Copy out the listing in full, exactly as written, but not its pictures.

-- START Dataset extract --

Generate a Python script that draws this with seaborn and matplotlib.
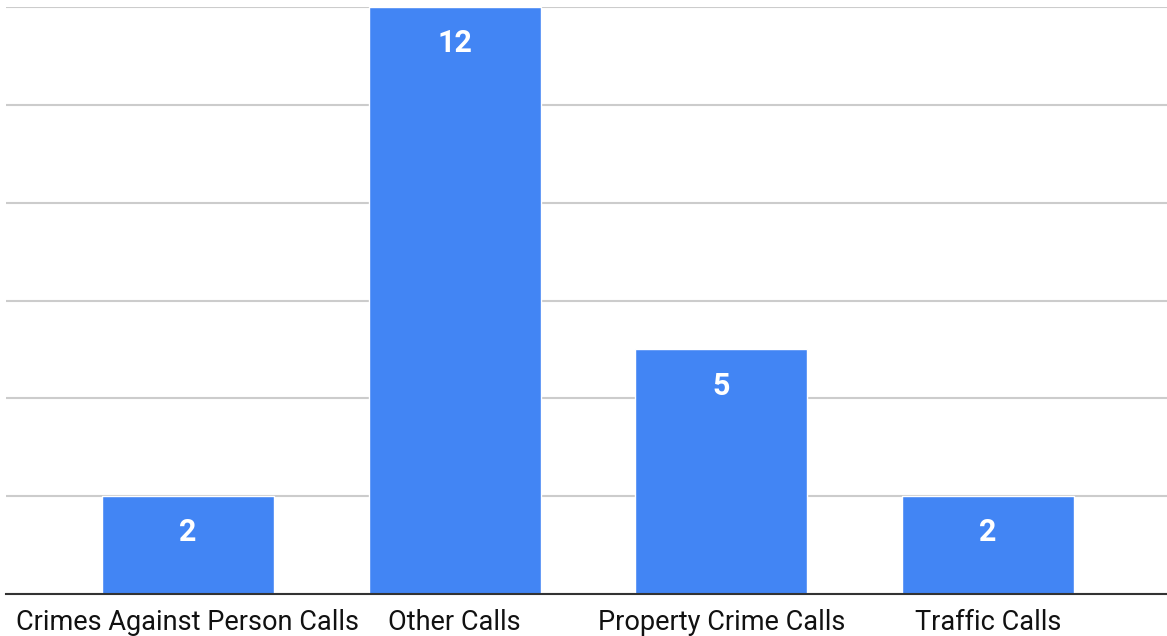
import matplotlib
matplotlib.use("Agg")
import matplotlib.pyplot as plt
import seaborn as sns
import pandas as pd

# Data
categories = ["Crimes Against Person Calls", "Other Calls", "Property Crime Calls", "Traffic Calls"]
counts = [2, 12, 5, 2]
y_ticks = [0, 2, 4, 6, 8, 10, 12]

df = pd.DataFrame({"Category": categories, "Calls": counts})

sns.set_theme(style="white")
plt.rcParams["font.family"] = ["Roboto", "DejaVu Sans"]

fig = plt.figure(figsize=(11.67, 6.36), dpi=100)
ax = fig.add_axes([0.005, 0.066, 0.995, 0.923])

sns.barplot(
    x="Category",
    y="Calls",
    data=df,
    color="#4285F4",
    saturation=1,
    width=0.645,
    ax=ax,
    zorder=3
)

# Value labels inside bars
for patch, value in zip(ax.patches, counts):
    ax.annotate(
        str(value),
        (patch.get_x() + patch.get_width() / 2, patch.get_height()),
        xytext=(0, -26),
        textcoords="offset points",
        ha="center",
        va="center",
        color="white",
        fontsize=22,
        fontweight="bold"
    )

ax.set_ylim(0, 12)
ax.set_xlim(-0.683, 3.672)
ax.set_yticks(y_ticks)
ax.set_yticklabels([])
ax.yaxis.grid(True, color="#cccccc", linewidth=1.5, zorder=0)
ax.set_axisbelow(True)

ax.set_xlabel("")
ax.set_ylabel("")
ax.tick_params(axis="x", length=0, pad=11, labelsize=19.5, labelcolor="#111111")
ax.tick_params(axis="y", length=0)

for side in ["top", "right", "left"]:
    ax.spines[side].set_visible(False)
ax.spines["bottom"].set_color("#333333")
ax.spines["bottom"].set_linewidth(1.5)
ax.spines["bottom"].set_zorder(4)

plt.savefig("out.png", dpi=100)
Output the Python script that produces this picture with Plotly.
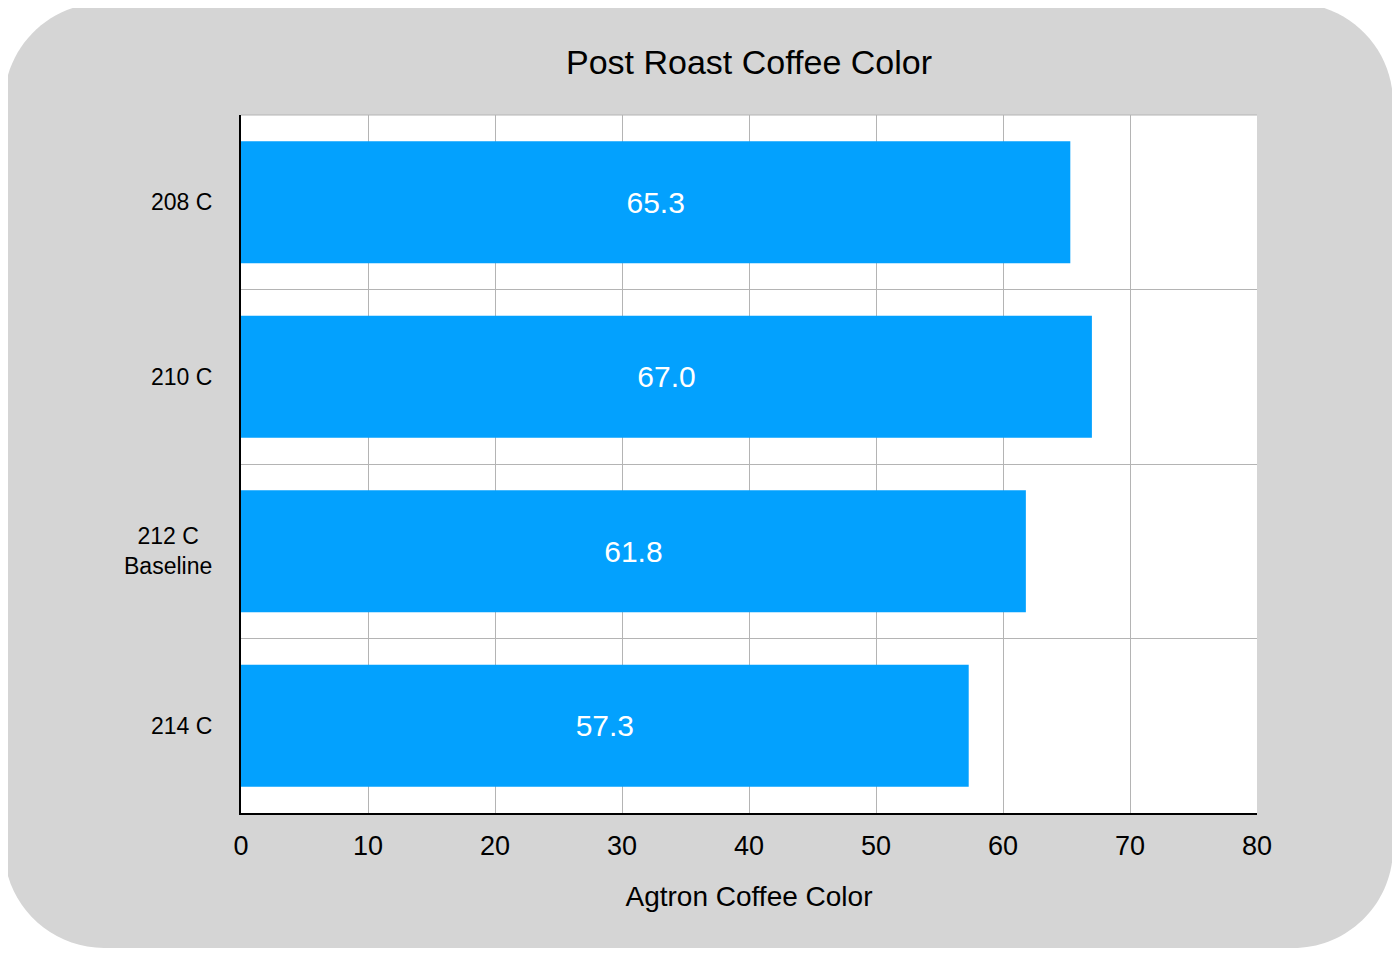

-- END Dataset extract --

*Answer to this task*:
Generate a Python script that draws this with seaborn and matplotlib.
import matplotlib
matplotlib.use("Agg")
import matplotlib.pyplot as plt
import seaborn as sns
import pandas as pd

# Data
categories = ["Crimes Against Person Calls", "Other Calls", "Property Crime Calls", "Traffic Calls"]
counts = [2, 12, 5, 2]
y_ticks = [0, 2, 4, 6, 8, 10, 12]

df = pd.DataFrame({"Category": categories, "Calls": counts})

sns.set_theme(style="white")
plt.rcParams["font.family"] = ["Roboto", "DejaVu Sans"]

fig = plt.figure(figsize=(11.67, 6.36), dpi=100)
ax = fig.add_axes([0.005, 0.066, 0.995, 0.923])

sns.barplot(
    x="Category",
    y="Calls",
    data=df,
    color="#4285F4",
    saturation=1,
    width=0.645,
    ax=ax,
    zorder=3
)

# Value labels inside bars
for patch, value in zip(ax.patches, counts):
    ax.annotate(
        str(value),
        (patch.get_x() + patch.get_width() / 2, patch.get_height()),
        xytext=(0, -26),
        textcoords="offset points",
        ha="center",
        va="center",
        color="white",
        fontsize=22,
        fontweight="bold"
    )

ax.set_ylim(0, 12)
ax.set_xlim(-0.683, 3.672)
ax.set_yticks(y_ticks)
ax.set_yticklabels([])
ax.yaxis.grid(True, color="#cccccc", linewidth=1.5, zorder=0)
ax.set_axisbelow(True)

ax.set_xlabel("")
ax.set_ylabel("")
ax.tick_params(axis="x", length=0, pad=11, labelsize=19.5, labelcolor="#111111")
ax.tick_params(axis="y", length=0)

for side in ["top", "right", "left"]:
    ax.spines[side].set_visible(False)
ax.spines["bottom"].set_color("#333333")
ax.spines["bottom"].set_linewidth(1.5)
ax.spines["bottom"].set_zorder(4)

plt.savefig("out.png", dpi=100)
Output the Python script that produces this picture with Plotly.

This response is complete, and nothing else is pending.